Pros: Very handy
Cons: A bit new-agey
Rating: 4 out of 5
Julia Cameron’s It’s Never Too Late to Begin Again: Discovering Creativity and Meaning at Midlife and Beyond is, in general, aimed at people who are retiring from a job and find themselves at loose ends. However, it’s built for anyone who’s feeling a bit at a loss as to how to awaken or apply their creativity. It takes the shape of a ’12-week course’–I think putting a timer on it like that probably helps people who are doubtful to decide to give it a try. But it’s clearly meant to instill long-term habits.
There’s definitely a spiritual and/or religious bent to some of the book, but (as a non-religious person) I did not find it overwhelming or annoying. Cameron acknowledges spirituality apart from religion, and spirituality is not the focus of the book. It’s more of a tool in a toolbox that she presents.
At sixty-five, we can still be vibrant beginners.
“Morning Pages” are the first tool that Cameron teaches us. She tells us to write three pages every morning, by hand (no computer), stream-of-consciousness style. She provides many anecdotes showing us how people have learned surprising things about themselves (and their relationships, jobs, etc.) through this exercise.
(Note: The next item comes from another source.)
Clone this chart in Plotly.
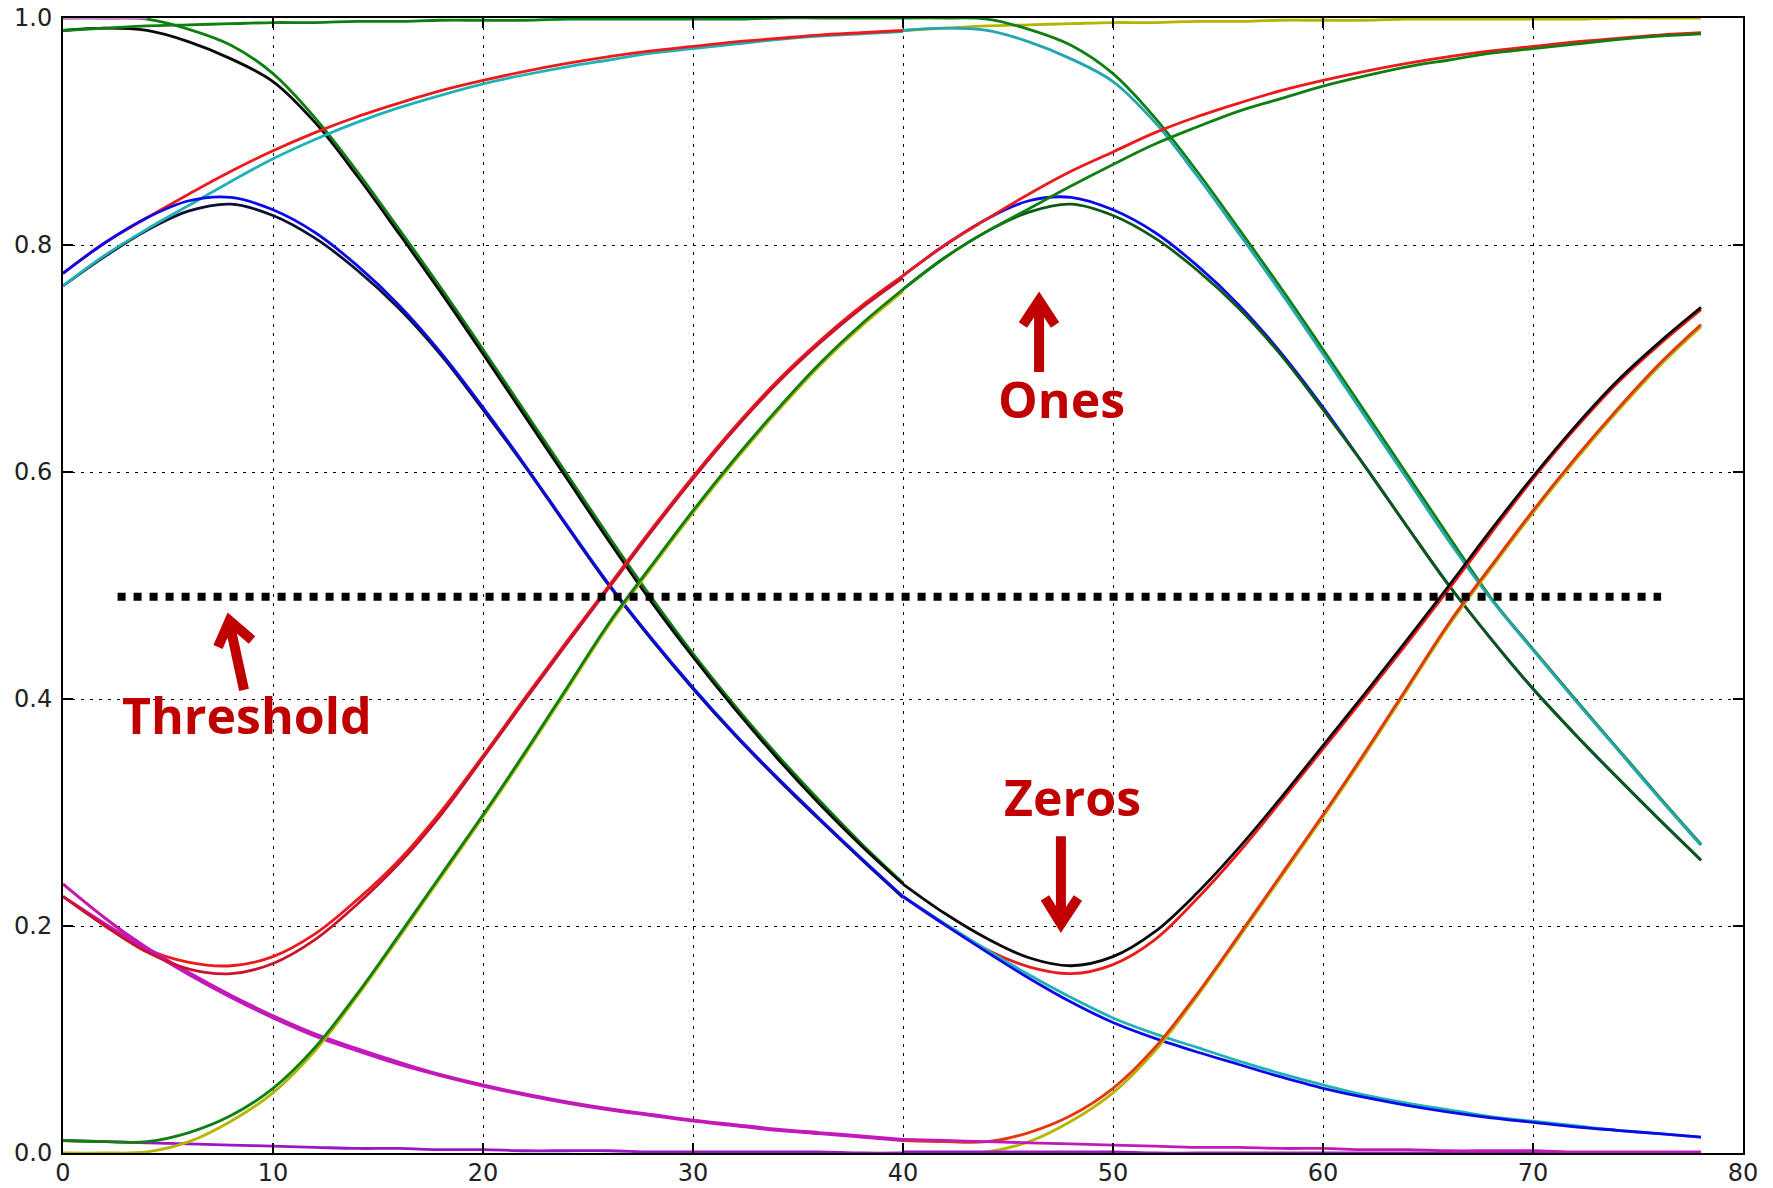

I’m a fan of freewriting in general, and although I usually see writing teachers advocate it in smaller amounts, I can see how forcing yourself to fill all three pages would probably bring a lot more to the surface.
Her second tool is memoir. You divide your age by the 12 weeks the course is meant to last, and write about that many years each week, starting from the beginning. Again, it’s meant to bring things to the surface, make connections you might not have come up with otherwise, etc. For some people the memoir becomes a purpose and project unto itself.
Weekly ‘artist dates’ are meant as a refueling method. Choose something a little interesting, special, or deliberately out of your comfort zone, and go do it alone. Go to an aquarium or zoo. Enjoy a trip through an art gallery or museum. It’s meant to jolt us out of our inertia and boredom; she calls it ‘assigned play’.
Then there’s something particularly easy: walking (twice a week, for at least twenty minutes at a time).
Walking is an exercise in receptivity … [W]e fill the creative well.
Each week in the book comes with questions to ask yourself, plenty of examples from her students, and tips to get around things that may be blocking you. Cameron presents ways to deal with distractions, drama, and ‘crazymaking’ people.
I like the book well enough that I bought a copy for a recently-retired person I care about. Sure, it has that ‘new age’ feel to it, but I think that works well in this case, and in my opinion doesn’t change whether or not it will work for you. This is about finding and fulfilling your dreams and goals, one small step at a time.
We continually reinvent our lives through our art.